Yes, I could yell. I could scream. I’d come from the ICU. She’d assume I was in pain.

She’d be right.

I choked again and put my head in my hands. This was grief. This horrible weight in my chest. The burning in my eyes. The rage inside my brain. This was grief, finally upon me, finally making me its victim, but not the way anybody could ever accept or understand. Not in any kind of way that made sense to rational human beings.

Vinnie put his hand on my shoulder, warm and steady.

That tiny seed of emotion I’d buried so deep inside was gone.

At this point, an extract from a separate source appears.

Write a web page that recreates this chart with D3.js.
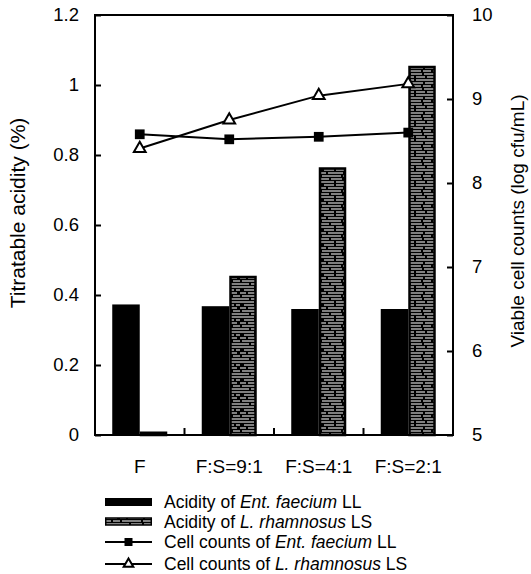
<!DOCTYPE html>
<html><head><meta charset="utf-8">
<script src="https://cdn.jsdelivr.net/npm/d3@7/dist/d3.min.js"></script>
<style>
body{margin:0;background:#fff;}
text{font-family:"Liberation Sans",Arial,sans-serif;fill:#000;}
</style></head>
<body><svg id="c" width="531" height="574"></svg>
<script>
const categories = ["F", "F:S=9:1", "F:S=4:1", "F:S=2:1"];
const acidityEnt = [0.373, 0.368, 0.360, 0.360];
const acidityLr = [0.010, 0.455, 0.765, 1.055];
const cellsEnt = [8.58, 8.52, 8.55, 8.60];
const cellsLr = [8.41, 8.75, 9.04, 9.18];
const leftTicks = [0, 0.2, 0.4, 0.6, 0.8, 1, 1.2];
const rightTicks = [5, 6, 7, 8, 9, 10];
const legendLabels = [
  ["Acidity of ", "Ent. faecium", " LL"],
  ["Acidity of ", "L. rhamnosus", " LS"],
  ["Cell counts of ", "Ent. faecium", " LL"],
  ["Cell counts of ", "L. rhamnosus", " LS"]
];

const svg = d3.select("#c");
const L = 95, R = 453, T = 15, B = 435;

// stripe pattern (irregular white dashes on black)
const defs = svg.append("defs");
const pat = defs.append("pattern").attr("id","stripe").attr("patternUnits","userSpaceOnUse")
  .attr("width", 40).attr("height", 15);
pat.append("rect").attr("width",40).attr("height",15).attr("fill","#000");
[[0,1.5,14],[16,1.5,9],[27,1.5,13],
 [4,4.5,10],[16,4.5,18],[36,4.5,4],
 [0,7.5,6],[8,7.5,15],[25,7.5,12],
 [2,10.5,19],[23,10.5,8],[33,10.5,7],
 [0,13.5,9],[11,13.5,11],[24,13.5,16]].forEach(([x,y,w])=>{
  pat.append("rect").attr("x",x).attr("y",y).attr("width",w).attr("height",1).attr("fill","#fff");
});

const x = d3.scaleBand().domain(categories).range([L, R]).paddingInner(0).paddingOuter(0);
const xs = d3.scaleBand().domain(["ent","lr"]).range([0, x.bandwidth()]).paddingInner(0).paddingOuter(0.627);
const yL = d3.scaleLinear().domain([0, 1.2]).range([B, T]);
const yR = d3.scaleLinear().domain([5, 10]).range([B, T]);

// bars
const g = svg.append("g");
categories.forEach((c, i) => {
  g.append("rect").attr("x", x(c) + xs("ent")).attr("width", xs.bandwidth())
    .attr("y", yL(acidityEnt[i])).attr("height", B - yL(acidityEnt[i])).attr("fill", "#000");
  g.append("rect").attr("x", x(c) + xs("lr") + 1.25).attr("width", xs.bandwidth() - 2.5)
    .attr("y", yL(acidityLr[i]) + 1.25).attr("height", Math.max(0, B - yL(acidityLr[i]) - 1.25))
    .attr("fill", "url(#stripe)").attr("stroke", "#000").attr("stroke-width", 2.5);
});

// axes
const fmt = d3.format("~g");
const axL = svg.append("g").attr("transform", `translate(${L},0)`)
  .call(d3.axisLeft(yL).tickValues(leftTicks).tickFormat(fmt).tickSizeInner(-6).tickSizeOuter(0).tickPadding(16));
const axR = svg.append("g").attr("transform", `translate(${R},0)`)
  .call(d3.axisRight(yR).tickValues(rightTicks).tickFormat(fmt).tickSizeInner(-6).tickSizeOuter(0).tickPadding(19));
const axB = svg.append("g").attr("transform", `translate(0,${B})`)
  .call(d3.axisBottom(x).tickSize(0).tickPadding(25));
[axL, axR, axB].forEach(a => {
  a.select(".domain").remove();
  a.selectAll("line").attr("stroke", "#000").attr("stroke-width", 2);
  a.selectAll("text").style("font-family", '"Liberation Sans",Arial,sans-serif').attr("fill", "#000");
});
axL.selectAll("text").style("font-size", "18.5px");
axR.selectAll("text").style("font-size", "18.5px");
axB.selectAll("text").style("font-size", "19px");

// bottom boundary ticks
svg.append("g").selectAll("line").data(categories.slice(1)).join("line")
  .attr("x1", d => x(d)).attr("x2", d => x(d)).attr("y1", B).attr("y2", B - 7)
  .attr("stroke", "#000").attr("stroke-width", 2);

// frame
svg.append("rect").attr("x", L).attr("y", T).attr("width", R - L).attr("height", B - T)
  .attr("fill", "none").attr("stroke", "#000").attr("stroke-width", 2);

// lines
const cx = d => x(d) + x.bandwidth() / 2;
const line = d3.line().x((d, i) => cx(categories[i])).y(d => yR(d));
svg.append("path").attr("d", line(cellsEnt)).attr("fill", "none").attr("stroke", "#000").attr("stroke-width", 2);
svg.append("path").attr("d", line(cellsLr)).attr("fill", "none").attr("stroke", "#000").attr("stroke-width", 2);
const sq = d3.symbol().type(d3.symbolSquare).size(95);
const tri = d3.symbol().type(d3.symbolTriangle).size(60);
svg.append("g").selectAll("path").data(cellsEnt).join("path")
  .attr("transform", (d, i) => `translate(${cx(categories[i])},${yR(d)})`).attr("d", sq).attr("fill", "#000");
svg.append("g").selectAll("path").data(cellsLr).join("path")
  .attr("transform", (d, i) => `translate(${cx(categories[i])},${yR(d)})`).attr("d", tri)
  .attr("fill", "#fff").attr("stroke", "#000").attr("stroke-width", 2);

// axis titles
svg.append("text").attr("transform", `translate(25,213) rotate(-90)`)
  .attr("text-anchor", "middle").style("font-size", "21px").text("Titratable acidity (%)");
svg.append("text").attr("transform", `translate(524,221) rotate(-90)`)
  .attr("text-anchor", "middle").style("font-size", "19px").text("Viable cell counts (log cfu/mL)");

// legend
const rows = [502, 521.5, 542, 564];
const lx0 = 105, lx1 = 152, tx = 164;
const lg = svg.append("g");
lg.append("rect").attr("x", lx0).attr("y", rows[0] - 4).attr("width", lx1 - lx0).attr("height", 8).attr("fill", "#000");
lg.append("rect").attr("x", lx0 + 0.75).attr("y", rows[1] - 3.5).attr("width", lx1 - lx0 - 1.5).attr("height", 7)
  .attr("fill", "url(#stripe)").attr("stroke", "#000").attr("stroke-width", 1.5);
[2, 3].forEach(k => {
  lg.append("line").attr("x1", lx0).attr("x2", lx1).attr("y1", rows[k]).attr("y2", rows[k]).attr("stroke", "#000").attr("stroke-width", 2);
});
lg.append("path").attr("transform", `translate(${(lx0 + lx1) / 2},${rows[2]})`).attr("d", d3.symbol().type(d3.symbolSquare).size(64)).attr("fill", "#000");
lg.append("path").attr("transform", `translate(${(lx0 + lx1) / 2},${rows[3]})`).attr("d", d3.symbol().type(d3.symbolTriangle).size(40))
  .attr("fill", "#fff").attr("stroke", "#000").attr("stroke-width", 2);
legendLabels.forEach((parts, k) => {
  const t = lg.append("text").attr("x", tx).attr("y", rows[k]).attr("dy", "0.36em").style("font-size", "17.5px");
  t.append("tspan").text(parts[0]);
  t.append("tspan").style("font-style", "italic").text(parts[1]);
  t.append("tspan").text(parts[2]);
});
</script></body></html>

I’d denied it and tried to squash it out of existence, and now it was dead, and I knew what it had been. I knew what I hadn’t wanted to know.

It was hope.

“Do you know what it’s like,” I asked, “to wish for your mother to die?”

He pulled me into his arms. The rage gave way, and I wept. I cried for the kind of person I could have become that would be able to think such things, let alone say them. How could he love me? How could he stand to hold me when I’d said something so wrong and cruel and foul?

“You can see your mother tomorrow,” he said quietly in my ear. “It’s time I took you home.”